David Nicholas Dempsey's sentence is one of the longest among hundreds of Capitol riot prosecutions. Prosecutors described him as one of the most violent members of the mob of Donald Trump supporters that attacked the Capitol as lawmakers met to certify Joe Biden's 2020 presidential election victory.
Dempsey, who is from Van Nuys, stomped on police officers' heads. He swung poles at officers defending a tunnel, struck an officer in the head with a metal crutch and attacked police with pepper spray and broken pieces of furniture, prosecutors said.
He climbed atop other rioters, using them like "human scaffolding" to reach officers guarding a tunnel entrance. He injured at least two police officers, prosecutors said.
"Your conduct on January 6th was exceptionally egregious," U.S. District Judge Royce Lamberth told Dempsey. "You did not get carried away in the moment."
Dempsey pleaded guilty in January to two counts of assaulting police officers with a dangerous weapon.
Only former Proud Boys leader Enrique Tarrio has received a longer sentence in the January 6 attack. Tarrio was sentenced to 22 years for orchestrating a plot to stop the peaceful transfer of power from Trump to Biden after the 2020 presidential election.
Dempsey called his conduct "reprehensible" and apologized to the police officers whom he assaulted. "You were performing your duties, and I responded with hostility and violence," he said before learning his sentence.
Justice Department prosecutors recommended a prison sentence of 21 years and 10 months for Dempsey, a former construction worker and fast-food restaurant employee. Dempsey's violence was so extreme that he attacked a fellow rioter who was trying to disarm him, prosecutors wrote.
"David Dempsey is political violence personified," Assistant U.S. Attorney Douglas Brasher told the judge.
Defense attorney Amy Collins, who sought a sentence of 6 years and six months, described the government's sentencing recommendation as "ridiculous."
"It makes him a statistic," she said. "It doesn't consider the person he is, how much he has grown."
Dempsey was wearing a tactical vest, a helmet and an American flag gaiter covering his face when he attacked police at a tunnel leading to the Lower West Terrace doors. He shot pepper spray at Metropolitan Police Department Detective Phuson Nguyen just as another rioter yanked at the officer's gas mask, prosecutors wrote.
"The searing spray burned Detective Nguyen's lungs, throat, eyes, and face and left him gasping for breath, fearing he might lose consciousness and be overwhelmed by the mob," they wrote.
Dempsey then struck MPD Sergeant Jason Mastony in the head with a metal crutch, cracking the shield on his gas mask and cutting his head.

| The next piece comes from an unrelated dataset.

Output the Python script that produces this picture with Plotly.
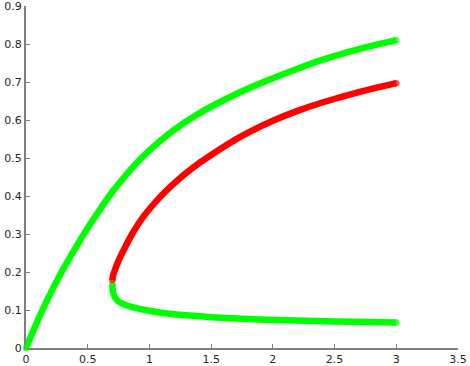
import plotly.graph_objects as go

# Upper stable branch (green)
upper_x = [0, 0.1, 0.2, 0.3, 0.4, 0.5, 0.6, 0.7, 0.8, 0.9, 1.0, 1.2, 1.4, 1.6, 1.8, 2.0, 2.2, 2.4, 2.6, 2.8, 3.0]
upper_y = [0, 0.076, 0.145, 0.207, 0.263, 0.316, 0.365, 0.411, 0.451, 0.488, 0.520, 0.574, 0.617, 0.652, 0.683, 0.710, 0.735, 0.758, 0.778, 0.795, 0.810]

# Unstable branch (red)
mid_x = [0.70, 0.705, 0.72, 0.75, 0.8, 0.86, 0.95, 1.08, 1.2, 1.3, 1.4, 1.5, 1.6, 1.7, 1.8, 2.0, 2.2, 2.4, 2.6, 2.8, 3.0]
mid_y = [0.178, 0.19, 0.205, 0.23, 0.263, 0.3, 0.345, 0.395, 0.433, 0.461, 0.486, 0.508, 0.529, 0.549, 0.567, 0.598, 0.624, 0.646, 0.665, 0.682, 0.697]

# Lower stable branch (green)
low_x = [0.70, 0.703, 0.712, 0.73, 0.76, 0.8, 0.87, 1.0, 1.14, 1.3, 1.5, 1.75, 2.0, 2.5, 3.0]
low_y = [0.168, 0.152, 0.140, 0.129, 0.120, 0.114, 0.107, 0.098, 0.091, 0.086, 0.081, 0.077, 0.074, 0.070, 0.067]

x_ticks = [0, 0.5, 1, 1.5, 2, 2.5, 3, 3.5]
y_ticks = [0, 0.1, 0.2, 0.3, 0.4, 0.5, 0.6, 0.7, 0.8, 0.9]

GREEN = "#00ff00"
RED = "#ff0000"
LW = 6.5

fig = go.Figure()
for xs, ys, c in [(upper_x, upper_y, GREEN), (low_x, low_y, GREEN), (mid_x, mid_y, RED)]:
    sizes = [0] * len(xs)
    sizes[0] = LW
    sizes[-1] = LW
    fig.add_trace(go.Scatter(
        x=xs, y=ys, mode="lines+markers",
        line=dict(color=c, width=LW, shape="spline", smoothing=0.8),
        marker=dict(color=c, size=sizes, line=dict(width=0)),
        cliponaxis=False, showlegend=False, hoverinfo="skip",
    ))

axis_common = dict(
    showgrid=False, zeroline=False, showline=True,
    linecolor="#7f7f7f", linewidth=2,
    ticks="inside", ticklen=4, tickwidth=1, tickcolor="#7f7f7f",
    tickfont=dict(family="DejaVu Sans", size=11, color="#262626"),
    layer="below traces", automargin=False,
    ticklabeloverflow="allow",
)

fig.update_layout(
    width=470, height=366,
    margin=dict(l=26, r=12, t=6, b=18),
    paper_bgcolor="white", plot_bgcolor="white",
    xaxis=dict(range=[0, 3.5], tickvals=x_ticks,
               ticktext=[f"{v:g}" for v in x_ticks], **axis_common),
    yaxis=dict(range=[0, 0.9], tickvals=y_ticks,
               ticktext=[f"{v:g}" for v in y_ticks], **axis_common),
)

fig.write_html("out.html")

"I collapsed and caught myself against the wall as my ears rang. I was able to stand again and hold the line for a few more minutes until another assault by rioters pushed the police line back away from the threshold of the tunnel," Mastony said in a statement submitted to the court.
Dempsey has been jailed since his arrest in August 2021.
His criminal record in California includes convictions for burglary, theft and assault. The assault conviction stemmed from an October 2019 gathering near the Santa Monica Pier, where Dempsey attacked people peacefully demonstrating against then-President Trump, prosecutors said.
"The peaceful protest turned violent as Dempsey took a canister of bear spray from his pants and dispersed it at close range against several protesters," they wrote, noting that Dempsey was sentenced to 200 days of jail time.
Dempsey engaged in at least three other acts of "vicious political violence" that didn't lead to criminal charges "for various reasons," according to prosecutors. They said Dempsey struck a counterprotester over the head with a skateboard at a June 2019 rally in Los Angeles, used the same skateboard to assault someone at an August 2020 protest in Tujunga, California, and attacked a protester with pepper spray and a metal bat during an August 2020 protest in Beverly Hills, California.
More than 1,400 people have been charged with January 6-related federal crimes. Over 900 of them have been convicted and sentenced, with roughly two-thirds receiving terms of imprisonment ranging from a few days to Tarrio's 22 years.